Task goal
Quote the data below in full, minus the images.

======

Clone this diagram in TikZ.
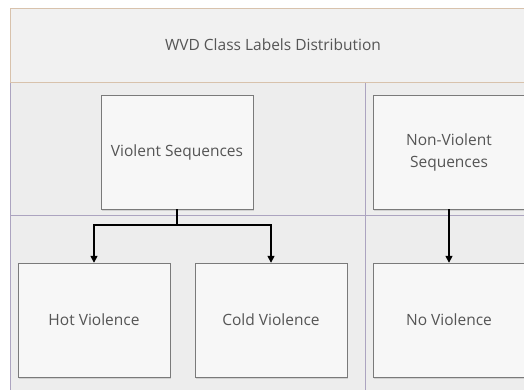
\documentclass[tikz,border=0pt]{standalone}
\usepackage{fontspec}
\setmainfont{Open Sans}
\usepackage{tikz}
\usepackage{xcolor}
\usetikzlibrary{arrows.meta,shadows}

\definecolor{poolgrey}{HTML}{EDEDED}
\definecolor{bandgrey}{HTML}{F1F1F1}
\definecolor{bandedge}{HTML}{D8C2AC}
\definecolor{laneedge}{HTML}{ACA4C0}
\definecolor{boxedge}{HTML}{7A7A7A}
\definecolor{inkgrey}{HTML}{555555}

\tikzset{
    classbox/.style={draw=boxedge, fill=white!97!black, minimum width=152pt,
        minimum height=114pt, align=center, text=inkgrey,
        font=\fontsize{15.5}{22}\selectfont,
        drop shadow={shadow xshift=1pt, shadow yshift=-1.5pt, opacity=0.25}},
    link/.style={line width=1.5pt, -{Triangle[length=7pt,width=7pt]}}
}

\begin{document}
\begin{tikzpicture}[x=1pt,y=-1pt]
    \useasboundingbox (0,0) rectangle (524,389);
    \clip (0,0) rectangle (524,389);
    \fill[white] (0,0) rectangle (524,389);

    % Pool and lanes
    \fill[poolgrey] (10,8) rectangle (540,400);
    \draw[laneedge] (10,82) rectangle (540,400);
    \draw[laneedge] (10,215) -- (540,215);
    \draw[laneedge] (365,82) -- (365,400);

    % Title band
    \draw[bandedge, fill=bandgrey] (10,8) rectangle (540,82);
    \node[text=inkgrey, font=\fontsize{15.5}{18}\selectfont] (title) at (273,45) {WVD Class Labels Distribution};

    % Sequence classes
    \node[classbox] (violent) at (177,152) {Violent Sequences};
    \node[classbox] (nonviolent) at (449,152) {Non-Violent\\Sequences};

    % Violence labels
    \node[classbox] (hot) at (94,320) {Hot Violence};
    \node[classbox] (cold) at (271,320) {Cold Violence};
    \node[classbox] (none) at (449,320) {No Violence};

    % Links
    \coordinate (split) at (177,225);
    \draw[line width=1.5pt] (violent.south) -- (split);
    \draw[link] (split) -| (hot.north);
    \draw[link] (split) -| (cold.north);
    \draw[link] (nonviolent.south) -- (none.north);
\end{tikzpicture}
\end{document}
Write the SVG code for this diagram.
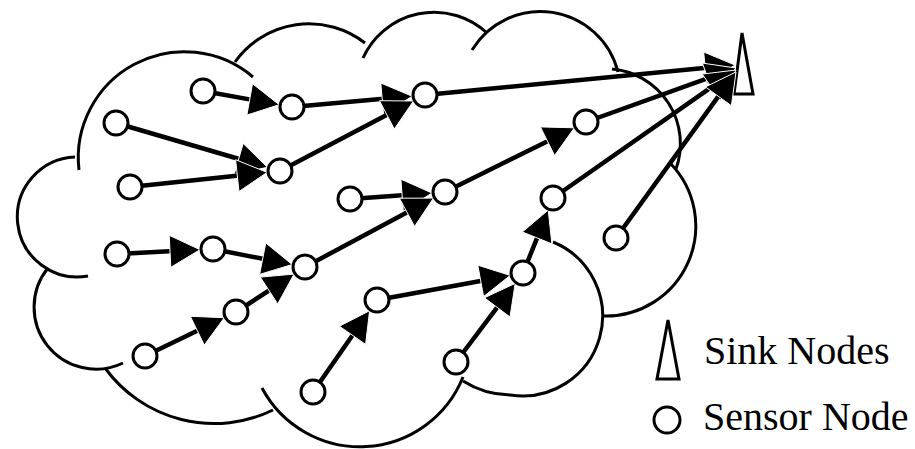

======

Written solution
Clone this diagram in TikZ.
\documentclass[tikz,border=0pt]{standalone}
\usepackage{fontspec}
\setmainfont{Open Sans}
\usepackage{tikz}
\usepackage{xcolor}
\usetikzlibrary{arrows.meta,shadows}

\definecolor{poolgrey}{HTML}{EDEDED}
\definecolor{bandgrey}{HTML}{F1F1F1}
\definecolor{bandedge}{HTML}{D8C2AC}
\definecolor{laneedge}{HTML}{ACA4C0}
\definecolor{boxedge}{HTML}{7A7A7A}
\definecolor{inkgrey}{HTML}{555555}

\tikzset{
    classbox/.style={draw=boxedge, fill=white!97!black, minimum width=152pt,
        minimum height=114pt, align=center, text=inkgrey,
        font=\fontsize{15.5}{22}\selectfont,
        drop shadow={shadow xshift=1pt, shadow yshift=-1.5pt, opacity=0.25}},
    link/.style={line width=1.5pt, -{Triangle[length=7pt,width=7pt]}}
}

\begin{document}
\begin{tikzpicture}[x=1pt,y=-1pt]
    \useasboundingbox (0,0) rectangle (524,389);
    \clip (0,0) rectangle (524,389);
    \fill[white] (0,0) rectangle (524,389);

    % Pool and lanes
    \fill[poolgrey] (10,8) rectangle (540,400);
    \draw[laneedge] (10,82) rectangle (540,400);
    \draw[laneedge] (10,215) -- (540,215);
    \draw[laneedge] (365,82) -- (365,400);

    % Title band
    \draw[bandedge, fill=bandgrey] (10,8) rectangle (540,82);
    \node[text=inkgrey, font=\fontsize{15.5}{18}\selectfont] (title) at (273,45) {WVD Class Labels Distribution};

    % Sequence classes
    \node[classbox] (violent) at (177,152) {Violent Sequences};
    \node[classbox] (nonviolent) at (449,152) {Non-Violent\\Sequences};

    % Violence labels
    \node[classbox] (hot) at (94,320) {Hot Violence};
    \node[classbox] (cold) at (271,320) {Cold Violence};
    \node[classbox] (none) at (449,320) {No Violence};

    % Links
    \coordinate (split) at (177,225);
    \draw[line width=1.5pt] (violent.south) -- (split);
    \draw[link] (split) -| (hot.north);
    \draw[link] (split) -| (cold.north);
    \draw[link] (nonviolent.south) -- (none.north);
\end{tikzpicture}
\end{document}
Write the SVG code for this diagram.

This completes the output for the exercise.